In Classical Persian there were three short vowels: a, i, u, and five long ones: ā, ē, ī, ō, ū. In modern varieties the distinction is between three unstable (formerly short) vowels: a, e, o, and three stable (formerly long) ones: ā, i, u. Sometimes a macron could be seen over the latter two: ī and ū, but as there is no short i and u in Modern Persian (either Farsi or Dari, but not Tajik), there is no need in such redundant notation. In simplified romanization the macron over the stable a could be also ignored. For ē and ō see the section below.

The ending -eh[edit]

The Middle Persian nominal ending -ag is written with the Arabic letter ⟨ه⟩ and pronounced either with a in Classical Persian and Dari or e in Iranian Farsi. The tradition is to retain this mute letter h in romanization. So شاهنامه is Shahnameh or Shahnamah. Note that Encyclopædia Iranica prefers -a.

Mute h[edit]

The word-final mute ⟨ه⟩ can signify any other final vowel than the above-mentioned ending.

Mute v[edit]

The initial combination ⟨خو⟩ that represented either /xʷ/ or /xw/ in Classical Persian has been simplified into /x/ in Modern Persian. It is advised not to transliterate this mute letter but in some cases it may be represented with ⟨ʷ⟩ (U+02B7 MODIFIER LETTER SMALL W). E.g. Khʷārazm or Khārazm.
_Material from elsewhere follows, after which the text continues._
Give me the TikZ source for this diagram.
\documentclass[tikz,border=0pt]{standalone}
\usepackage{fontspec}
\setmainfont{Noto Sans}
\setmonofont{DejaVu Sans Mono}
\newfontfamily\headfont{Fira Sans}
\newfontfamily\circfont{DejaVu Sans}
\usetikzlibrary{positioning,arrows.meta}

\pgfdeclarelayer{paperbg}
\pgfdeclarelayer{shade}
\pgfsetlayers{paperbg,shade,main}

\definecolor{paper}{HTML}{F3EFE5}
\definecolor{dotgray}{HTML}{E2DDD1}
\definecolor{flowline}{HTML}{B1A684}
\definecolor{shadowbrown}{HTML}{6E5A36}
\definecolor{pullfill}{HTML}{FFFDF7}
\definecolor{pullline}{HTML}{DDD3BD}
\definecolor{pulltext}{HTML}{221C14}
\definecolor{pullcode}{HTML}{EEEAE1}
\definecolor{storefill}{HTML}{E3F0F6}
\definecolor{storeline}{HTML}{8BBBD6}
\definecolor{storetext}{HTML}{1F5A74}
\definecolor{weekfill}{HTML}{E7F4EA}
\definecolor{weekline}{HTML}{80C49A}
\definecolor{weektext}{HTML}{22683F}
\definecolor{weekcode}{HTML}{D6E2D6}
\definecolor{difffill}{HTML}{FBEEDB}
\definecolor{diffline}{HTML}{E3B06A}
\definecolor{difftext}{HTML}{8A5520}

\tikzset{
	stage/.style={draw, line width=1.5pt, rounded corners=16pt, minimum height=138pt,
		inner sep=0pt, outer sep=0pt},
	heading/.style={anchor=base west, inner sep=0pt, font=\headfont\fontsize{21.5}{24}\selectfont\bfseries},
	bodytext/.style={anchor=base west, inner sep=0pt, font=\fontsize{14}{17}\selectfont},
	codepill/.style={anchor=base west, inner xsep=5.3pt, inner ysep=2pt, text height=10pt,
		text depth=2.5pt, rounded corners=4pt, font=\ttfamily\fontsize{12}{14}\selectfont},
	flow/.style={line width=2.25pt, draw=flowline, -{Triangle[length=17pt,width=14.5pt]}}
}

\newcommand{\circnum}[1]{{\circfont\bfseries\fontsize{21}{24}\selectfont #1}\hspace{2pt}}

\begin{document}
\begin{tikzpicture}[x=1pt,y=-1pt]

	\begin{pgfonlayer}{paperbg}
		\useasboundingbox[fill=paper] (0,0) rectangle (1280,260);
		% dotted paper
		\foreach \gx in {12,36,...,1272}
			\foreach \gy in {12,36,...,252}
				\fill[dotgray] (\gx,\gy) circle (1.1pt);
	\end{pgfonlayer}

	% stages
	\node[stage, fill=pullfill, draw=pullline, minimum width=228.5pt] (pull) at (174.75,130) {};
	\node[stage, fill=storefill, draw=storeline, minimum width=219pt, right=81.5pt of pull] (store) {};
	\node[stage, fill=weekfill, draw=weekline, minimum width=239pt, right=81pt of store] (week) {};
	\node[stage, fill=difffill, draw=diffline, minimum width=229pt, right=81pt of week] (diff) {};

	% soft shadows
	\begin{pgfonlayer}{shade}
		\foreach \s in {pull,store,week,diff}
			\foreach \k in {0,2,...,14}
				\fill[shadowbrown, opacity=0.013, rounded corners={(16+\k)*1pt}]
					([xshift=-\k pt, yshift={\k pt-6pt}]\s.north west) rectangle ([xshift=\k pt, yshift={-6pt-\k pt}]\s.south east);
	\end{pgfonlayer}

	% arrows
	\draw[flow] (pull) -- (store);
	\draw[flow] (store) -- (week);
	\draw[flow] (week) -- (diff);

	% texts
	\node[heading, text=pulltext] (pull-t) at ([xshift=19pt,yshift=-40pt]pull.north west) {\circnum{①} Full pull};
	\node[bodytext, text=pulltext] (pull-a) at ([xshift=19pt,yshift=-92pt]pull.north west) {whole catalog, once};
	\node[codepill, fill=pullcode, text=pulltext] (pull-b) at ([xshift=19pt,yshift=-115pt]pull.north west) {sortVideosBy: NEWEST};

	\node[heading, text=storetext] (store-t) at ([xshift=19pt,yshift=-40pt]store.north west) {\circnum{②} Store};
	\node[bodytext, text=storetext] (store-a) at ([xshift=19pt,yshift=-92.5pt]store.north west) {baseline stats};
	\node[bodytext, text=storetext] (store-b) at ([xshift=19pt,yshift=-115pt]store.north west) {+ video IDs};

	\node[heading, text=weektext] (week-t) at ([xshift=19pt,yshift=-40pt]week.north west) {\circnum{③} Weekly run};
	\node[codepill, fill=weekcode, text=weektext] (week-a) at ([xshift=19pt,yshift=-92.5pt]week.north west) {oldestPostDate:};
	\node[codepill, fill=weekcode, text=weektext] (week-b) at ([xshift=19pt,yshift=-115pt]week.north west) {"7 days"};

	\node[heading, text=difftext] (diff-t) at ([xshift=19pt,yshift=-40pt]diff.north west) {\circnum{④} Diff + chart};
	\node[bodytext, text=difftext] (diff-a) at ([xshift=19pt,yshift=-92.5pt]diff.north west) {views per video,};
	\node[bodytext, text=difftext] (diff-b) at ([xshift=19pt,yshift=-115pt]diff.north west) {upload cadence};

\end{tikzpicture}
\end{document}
Dari and Classical Persian[edit]

Dari, the variety used in Afghanistan, is more conservative in many ways and retains many traits of Classical Persian:

  • Dari preserves two long vowels ē and ō, while in Iranian Persian they are merged with ī and ū respectively. E.g. the Persian words for "lion" and "milk" are written سیر but pronounced differently in Dari and Classical Persian: shēr and shīr, but the same in Iran: shir. If you want to present this distinction, it is better to write the macron.
  • Dari preserves the quality of diphthongs ay and aw, whereas in Iran they are ow and ey.
  • Dari preserves different pronunciation of the letter ⟨قq, whereas in Iran the letter is merged with ⟨غgh in pronunciation.
  • Dari uses the semivowel pronunciation w of the letter ⟨و⟩.
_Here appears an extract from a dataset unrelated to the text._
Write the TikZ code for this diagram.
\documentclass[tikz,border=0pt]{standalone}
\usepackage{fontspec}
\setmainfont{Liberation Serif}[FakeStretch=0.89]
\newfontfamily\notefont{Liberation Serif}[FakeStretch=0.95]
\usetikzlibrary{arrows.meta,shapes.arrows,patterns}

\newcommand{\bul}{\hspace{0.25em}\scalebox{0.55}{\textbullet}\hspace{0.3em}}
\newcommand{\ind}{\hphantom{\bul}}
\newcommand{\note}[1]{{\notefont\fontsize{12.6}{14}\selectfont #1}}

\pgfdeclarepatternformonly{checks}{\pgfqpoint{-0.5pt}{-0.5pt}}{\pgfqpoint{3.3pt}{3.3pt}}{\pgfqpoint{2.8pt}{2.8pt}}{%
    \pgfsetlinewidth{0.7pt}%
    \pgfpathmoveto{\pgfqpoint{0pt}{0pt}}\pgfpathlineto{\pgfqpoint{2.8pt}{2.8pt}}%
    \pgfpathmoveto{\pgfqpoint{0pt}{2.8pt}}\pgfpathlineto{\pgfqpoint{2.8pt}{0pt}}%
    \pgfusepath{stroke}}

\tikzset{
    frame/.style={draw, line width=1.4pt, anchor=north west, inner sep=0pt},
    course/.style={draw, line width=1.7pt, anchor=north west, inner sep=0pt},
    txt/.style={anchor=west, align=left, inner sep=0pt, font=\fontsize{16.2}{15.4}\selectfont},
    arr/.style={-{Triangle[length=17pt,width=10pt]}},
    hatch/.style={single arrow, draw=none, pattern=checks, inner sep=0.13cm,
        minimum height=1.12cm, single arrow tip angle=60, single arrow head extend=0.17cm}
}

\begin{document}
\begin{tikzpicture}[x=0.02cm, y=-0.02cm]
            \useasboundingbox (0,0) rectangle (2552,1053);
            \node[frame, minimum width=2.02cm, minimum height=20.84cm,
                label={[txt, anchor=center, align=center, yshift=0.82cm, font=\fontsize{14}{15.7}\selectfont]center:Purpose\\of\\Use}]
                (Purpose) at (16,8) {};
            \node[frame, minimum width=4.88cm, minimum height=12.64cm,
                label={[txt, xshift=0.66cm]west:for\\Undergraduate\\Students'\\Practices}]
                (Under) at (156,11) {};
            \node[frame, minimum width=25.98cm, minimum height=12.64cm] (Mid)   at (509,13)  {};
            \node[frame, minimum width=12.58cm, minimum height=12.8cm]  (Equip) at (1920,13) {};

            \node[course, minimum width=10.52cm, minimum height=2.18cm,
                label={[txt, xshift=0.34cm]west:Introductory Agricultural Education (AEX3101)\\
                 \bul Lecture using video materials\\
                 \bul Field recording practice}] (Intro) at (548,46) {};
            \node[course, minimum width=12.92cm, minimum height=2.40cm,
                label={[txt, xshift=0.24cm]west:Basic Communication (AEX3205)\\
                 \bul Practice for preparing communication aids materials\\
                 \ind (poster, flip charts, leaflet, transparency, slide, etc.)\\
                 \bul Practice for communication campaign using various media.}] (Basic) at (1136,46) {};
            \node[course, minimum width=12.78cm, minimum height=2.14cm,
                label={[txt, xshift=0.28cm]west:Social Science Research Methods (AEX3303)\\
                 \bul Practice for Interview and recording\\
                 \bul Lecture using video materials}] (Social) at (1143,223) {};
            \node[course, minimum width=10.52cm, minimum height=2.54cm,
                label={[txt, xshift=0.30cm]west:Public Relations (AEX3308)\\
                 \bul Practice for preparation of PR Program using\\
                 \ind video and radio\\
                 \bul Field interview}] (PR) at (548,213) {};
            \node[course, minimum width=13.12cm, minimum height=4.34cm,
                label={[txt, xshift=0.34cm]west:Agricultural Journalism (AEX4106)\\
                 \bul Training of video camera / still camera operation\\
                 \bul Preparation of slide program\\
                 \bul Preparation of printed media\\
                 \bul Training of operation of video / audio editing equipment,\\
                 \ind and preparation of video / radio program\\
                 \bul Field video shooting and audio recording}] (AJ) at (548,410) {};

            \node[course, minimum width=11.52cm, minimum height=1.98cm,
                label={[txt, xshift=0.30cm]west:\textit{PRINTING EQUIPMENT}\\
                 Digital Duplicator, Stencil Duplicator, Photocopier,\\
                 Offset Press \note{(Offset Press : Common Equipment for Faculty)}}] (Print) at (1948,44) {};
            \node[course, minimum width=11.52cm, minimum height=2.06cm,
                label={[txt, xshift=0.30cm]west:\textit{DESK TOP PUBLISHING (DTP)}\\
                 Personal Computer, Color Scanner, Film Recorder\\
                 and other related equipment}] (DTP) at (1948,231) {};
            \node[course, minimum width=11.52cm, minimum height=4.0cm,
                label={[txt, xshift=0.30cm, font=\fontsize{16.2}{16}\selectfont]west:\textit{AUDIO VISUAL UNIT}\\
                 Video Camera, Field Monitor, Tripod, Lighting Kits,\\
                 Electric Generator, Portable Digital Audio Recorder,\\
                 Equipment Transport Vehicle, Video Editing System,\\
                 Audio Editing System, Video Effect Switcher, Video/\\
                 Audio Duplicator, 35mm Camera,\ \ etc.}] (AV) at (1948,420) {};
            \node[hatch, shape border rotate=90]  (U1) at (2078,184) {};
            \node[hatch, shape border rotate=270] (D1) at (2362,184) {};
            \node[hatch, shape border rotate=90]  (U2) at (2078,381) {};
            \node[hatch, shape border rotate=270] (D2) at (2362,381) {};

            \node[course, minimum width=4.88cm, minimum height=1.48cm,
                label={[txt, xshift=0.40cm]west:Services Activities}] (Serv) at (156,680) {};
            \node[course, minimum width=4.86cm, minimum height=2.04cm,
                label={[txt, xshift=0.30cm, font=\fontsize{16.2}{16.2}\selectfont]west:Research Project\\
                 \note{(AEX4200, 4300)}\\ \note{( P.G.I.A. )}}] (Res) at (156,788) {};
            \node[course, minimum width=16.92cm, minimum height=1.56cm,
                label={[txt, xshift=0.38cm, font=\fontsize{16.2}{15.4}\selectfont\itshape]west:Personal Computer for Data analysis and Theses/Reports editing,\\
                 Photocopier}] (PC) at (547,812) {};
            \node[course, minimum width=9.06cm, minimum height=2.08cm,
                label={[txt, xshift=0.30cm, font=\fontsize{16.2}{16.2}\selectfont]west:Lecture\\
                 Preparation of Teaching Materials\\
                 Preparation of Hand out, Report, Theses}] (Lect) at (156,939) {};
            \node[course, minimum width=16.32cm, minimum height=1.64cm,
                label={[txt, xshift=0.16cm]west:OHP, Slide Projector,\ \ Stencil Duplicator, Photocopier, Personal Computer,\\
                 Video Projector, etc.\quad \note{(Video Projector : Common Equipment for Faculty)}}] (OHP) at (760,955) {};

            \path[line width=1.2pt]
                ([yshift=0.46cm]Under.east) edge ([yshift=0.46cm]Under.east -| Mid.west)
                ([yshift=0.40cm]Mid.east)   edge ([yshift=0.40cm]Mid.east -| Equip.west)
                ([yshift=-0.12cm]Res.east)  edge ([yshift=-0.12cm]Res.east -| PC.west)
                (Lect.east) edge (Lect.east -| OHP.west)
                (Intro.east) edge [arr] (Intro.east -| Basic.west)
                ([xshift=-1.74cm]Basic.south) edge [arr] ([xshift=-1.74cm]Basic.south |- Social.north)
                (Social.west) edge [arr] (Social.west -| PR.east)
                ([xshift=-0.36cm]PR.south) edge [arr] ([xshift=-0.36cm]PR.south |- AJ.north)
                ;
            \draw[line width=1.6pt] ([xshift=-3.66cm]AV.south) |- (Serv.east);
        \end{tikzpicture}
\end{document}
It is up to the writer to decide whether to represent or not these linguistic peculiarities in the articles concerning Afghanistan. An advice here: be consistent and do not mix up two varieties. Articles concerning Classical (pre-modern) periods may follow the romanization of the sources cited.

Old and Middle Persian[edit]

For Old and Middle Persian use transliteration schemes established by scientific community and/or try to follow the sources. Some simplifications may be applied: ZaraϑuštraZarathushtra, GāϑāGatha, etc.

Practical use[edit]

Lead paragraphs[edit]

All Persian-related articles should have a lead paragraph which includes the article title in simplified romanization, along with the original Persian script and the semi-strict romanization in parenthesis, the latter gives a reader a general hint how the name or word is pronounced by native speakers. The Persian script may be enclosed in either {{lang-fa}}, {{lang-prs}} or {{lang}}, while the romanization in either {{unicode}} or {{transl}}.
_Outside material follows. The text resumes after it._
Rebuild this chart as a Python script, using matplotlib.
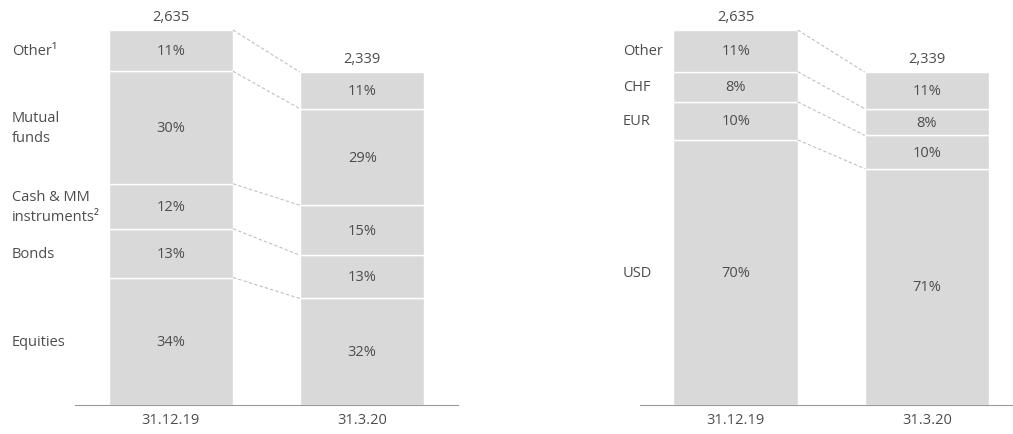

Consider the following examples:

'''Tehran''' ({{lang-fa|تهران}}, ''{{unicode|Tehrān}}'') is a capital of Iran.
'''Kabul''' ({{lang-prs|کابل}}, ''{{unicode|Kābol}}'') is a capital of Afghanistan.

which gives:

Tehran (Persian: تهران‎‎, Tehrān) is the capital of Iran.
Kabul (Dari: کابل‎, Kābol) is the capital of Afghanistan.

Some cases may require variations on this format.

Consider the following:

Omar Khayyam (born Ghiyās̱-ad-Din Abu-l-Fatḥ ‘Omar ebn Ebrāhim al-Khayyām Nishāpuri, غیاثالدین ابوالفتح عمر ابراهیم خیام نیشابورﻯ) was a Persian poet and polymath.
Ferdowsi, or Firdawsi (full name in Persian: حکیم ابوالقاسم فردوسی توسی‎‎, Ḥakim Abu-l-Qāsem Ferdowsi Tusi) was a Persian poet.

The articles that are missing this information are listed at Articles needing Persian script or text.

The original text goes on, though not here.